The Enemy
School choice is not the enemy of public schools; rather, it is a component of “public education,” the ideal in the State Board of Education’s vision that all Ohioans “graduate from the PK-12 education system with the knowledge, skills and behaviors necessary” for continued education or the workforce. This position, long held by the Catholic Church, is also the basis for Ohio’s scholarship programs that provide vouchers to students disadvantaged by low income, assignment to underperforming public schools, or diagnosed special needs. Every student who attends on a voucher -- all children of taxpaying Ohioans -- represents a savings to the state due to the efficiency of nonpublic schools.
Some opponents have been grasping for reasons to protest, like a recent example in the Cincinnati Enquirer, reprinted around the state, that employed some crude comparisons to conclude that state voucher programs were not performing better than public schools on state tests and therefore not living up to expectations. The analysis stated that “five of the largest districts — Akron, Canton, Cincinnati, Cleveland and Toledo — fared better academically than their local private school rivals, by margins ranging from slight to decisive” when they compared the average of every student in the public district to the average of only those on state scholarship, students who became eligible by their low-income status or their assignment to poorly performing public schools. The analysis, which our rebuttal dubbed an “apples-to-blueberries” comparison, was flawed, but the question is worth examining.

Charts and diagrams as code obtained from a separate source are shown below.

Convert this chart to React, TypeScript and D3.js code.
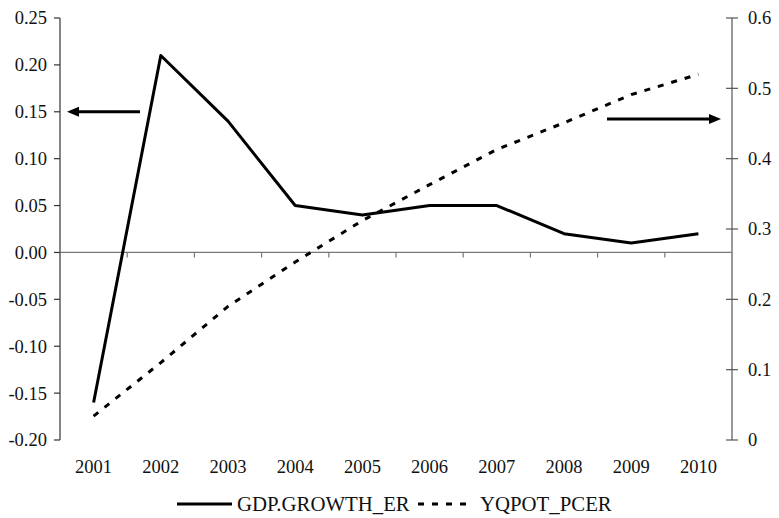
import React from "react";
import * as d3 from "d3";

const years = ["2001","2002","2003","2004","2005","2006","2007","2008","2009","2010"];
const gdpGrowth = [-0.16, 0.21, 0.14, 0.05, 0.04, 0.05, 0.05, 0.02, 0.01, 0.02];
const yqpot = [0.034, 0.11, 0.19, 0.253, 0.312, 0.363, 0.413, 0.451, 0.491, 0.52];
const leftTicks = [0.25, 0.2, 0.15, 0.1, 0.05, 0, -0.05, -0.1, -0.15, -0.2];
const rightTicks = [0, 0.1, 0.2, 0.3, 0.4, 0.5, 0.6];
const seriesNames = ["GDP.GROWTH_ER", "YQPOT_PCER"];

const W = 779, H = 518;
const left = 60, right = 732, top = 18, bottom = 440;
const FONT = "Liberation Serif";

function arrow(x1: number, x2: number, y: number) {
  const dir = x2 > x1 ? 1 : -1;
  const base = x2 - dir * 12;
  return (
    <g>
      <line x1={x1} x2={base} y1={y} y2={y} stroke="#000" strokeWidth={3} />
      <path d={`M${x2},${y} L${base},${y - 5} L${base},${y + 5} Z`} fill="#000" />
    </g>
  );
}

export default function App() {
  const x = d3.scaleBand().domain(years).range([left, right]);
  const cx = (i: number) => (x(years[i]) as number) + x.bandwidth() / 2;
  const yL = d3.scaleLinear().domain([-0.2, 0.25]).range([bottom, top]);
  const yR = d3.scaleLinear().domain([0, 0.6]).range([bottom, top]);

  const lineL = d3.line<number>().x((_, i) => cx(i)).y((d) => yL(d));
  const lineR = d3.line<number>().x((_, i) => cx(i)).y((d) => yR(d));

  const zeroY = yL(0);
  const boundaries = years.slice(1).map((y) => x(y) as number);
  const ts = { fontFamily: FONT };

  return (
    <svg width={W} height={H} style={{ position: "absolute", left: 0, top: 0, background: "#fff" }}>
      {/* left axis */}
      <line x1={left} x2={left} y1={top} y2={bottom} stroke="#333" strokeWidth={1.2} />
      {leftTicks.map((t) => (
        <g key={"l" + t}>
          <line x1={left - 6} x2={left} y1={yL(t)} y2={yL(t)} stroke="#333" strokeWidth={1.2} />
          <text x={47} y={yL(t)} dy="0.35em" textAnchor="end" fontSize={18.5} fill="#111" style={ts}>
            {d3.format(".2f")(t).replace("−", "-")}
          </text>
        </g>
      ))}
      {/* right axis */}
      <line x1={right} x2={right} y1={top} y2={bottom} stroke="#555" strokeWidth={1.2} />
      {rightTicks.map((t) => (
        <g key={"r" + t}>
          <line x1={right - 6} x2={right + 6} y1={yR(t)} y2={yR(t)} stroke="#555" strokeWidth={1.2} />
          <text x={748} y={yR(t)} dy="0.35em" textAnchor="start" fontSize={18.5} fill="#111" style={ts}>
            {t === 0 ? "0" : d3.format(".1f")(t)}
          </text>
        </g>
      ))}
      {/* zero line / x axis */}
      <line x1={left} x2={right} y1={zeroY} y2={zeroY} stroke="#777" strokeWidth={1.2} />
      {boundaries.map((b, i) => (
        <line key={"b" + i} x1={b} x2={b} y1={zeroY} y2={zeroY + 5} stroke="#777" strokeWidth={1.2} />
      ))}
      {years.map((y, i) => (
        <text key={y} x={cx(i)} y={473} textAnchor="middle" fontSize={18.5} fill="#111" style={ts}>{y}</text>
      ))}
      {/* series */}
      <path d={lineR(yqpot) as string} fill="none" stroke="#000" strokeWidth={3} strokeDasharray="6,8" />
      <path d={lineL(gdpGrowth) as string} fill="none" stroke="#000" strokeWidth={3} strokeLinejoin="round" />
      {/* arrows */}
      {arrow(140, 67, yL(0.15))}
      {arrow(607, 721, 119)}
      {/* legend */}
      <line x1={177} x2={232} y1={504} y2={504} stroke="#000" strokeWidth={3} />
      <text x={237} y={511} fontSize={20.8} fill="#111" style={ts}>{seriesNames[0]}</text>
      <line x1={418} x2={474} y1={504} y2={504} stroke="#000" strokeWidth={3} strokeDasharray="6,8" />
      <text x={480} y={511} fontSize={20.8} fill="#111" style={ts}>{seriesNames[1]}</text>
    </svg>
  );
}
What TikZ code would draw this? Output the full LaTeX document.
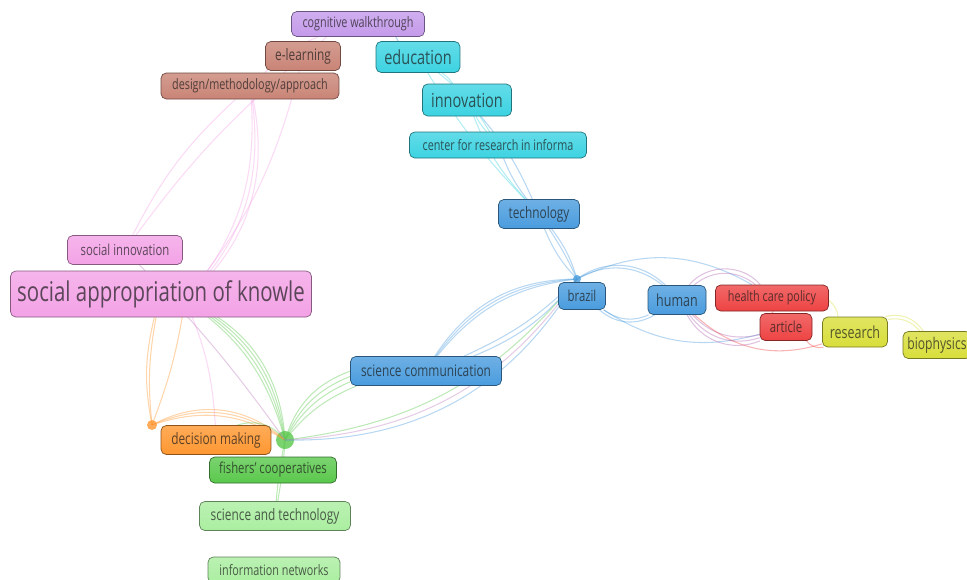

Let us consider Cleveland, where every family has access to the Cleveland scholarship, and where the public district’s improvement strategy is anchored in public school choice. The chart below shows each Catholic elementary school and its geographically closest public elementary from the same year the Enquirer studied. The differences are striking, but not so much by school type as by location. What could be happening here?
Poverty Is The Enemy
There is a long-established and well-known association between poverty and academic achievement. Despite some bright exceptions, the schools on the chart with the lowest performance - Catholic and traditional public - are in neighborhoods among the lowest in socioeconomic status. And, though no one is restricted by their zip code, Catholic elementary schools are largely neighborhood schools that serve their communities, especially in Cleveland and its neighborhoods that are among the most segregated in the country by race and socioeconomic status. In the most recent Census data, Cleveland had the highest poverty rate among U.S. cities. In Cleveland’s Catholic elementary schools, 81.1% of students qualify for federal Title I and free/reduced lunch program, and 4.8% are limited English proficient.
As noted in the last post, the resources available to Catholic schools are already typically less than half of what public schools spend, with Cleveland’s public schools spending an average of $17,674 per pupil in the city, and the nonpublic schools receiving an average of $5,118 for the same students when they partake in the choice program. This inequity will grow if the $1.1 billion for student wellness in the state budget introduced by the governor remains unavailable to students in nonpublic schools. The funds are weighted heavier for schools with higher childhood poverty rates, but are only available for district and charter schools. Nonpublic school students, regardless of their household poverty or other associated factors, receive no benefit of this funding.
The chart below shows the most recent data of how much taxpayers invested per pupil in the schools that achieved the results of the chart above.
Rethinking State Funding
The challenges of poverty are reflected in Ohio’s current school funding of traditional public and charter school students, as well as the state scholarship programs that are transfers in the school funding formula. The new Fair Funding Plan (current HB 1) proposes an overhaul of state education funding, featuring a new formula and increases to that formula’s base funding -- the starting amount before all of the multipliers and adjustments -- to an average of $7,199 per pupil, up from the current amount of $6,020, changes that are estimated to cost taxpayers $2 billion annually. For all of the increased investment in education in HB1, there is no proposed increase for state scholarship programs, only a change to the mechanism that funds them but keeps current limits in place.
For this investment to be worthy of its authors’ claim to be “fair to all students and fair to all taxpayers,” we believe the next funding model must:
Increase the maximum dollar amounts awarded per pupil in the Cleveland, Edchoice, and EdChoice Expansion scholarships.
Maintain overall funding availability for state scholarship programs, including room for growth as families increasingly wish to choose.
Ensure the Jon Peterson and Autism scholarship per-pupil funding amounts grow commensurate with increases in special education funding.
The historic intent of the state scholarships was to make nonpublic schools available to children disadvantaged by low income, underperforming public schools, or with special needs to choose from other quality options. Not raising the scholarship amounts for 5 consecutive years has placed increasing strain on the nonprofit Catholic schools that make up the cost to educate through their charity. New investment in Ohio’s K-12 education should strengthen these options, which are not the enemy of public schools. State scholarships, especially when used at excellent Catholic schools, are a valuable component of the education of Ohio’s public, all of whom deserve to meet the state board’s goal of being “challenged, prepared and empowered for his or her future” by way of an excellent education.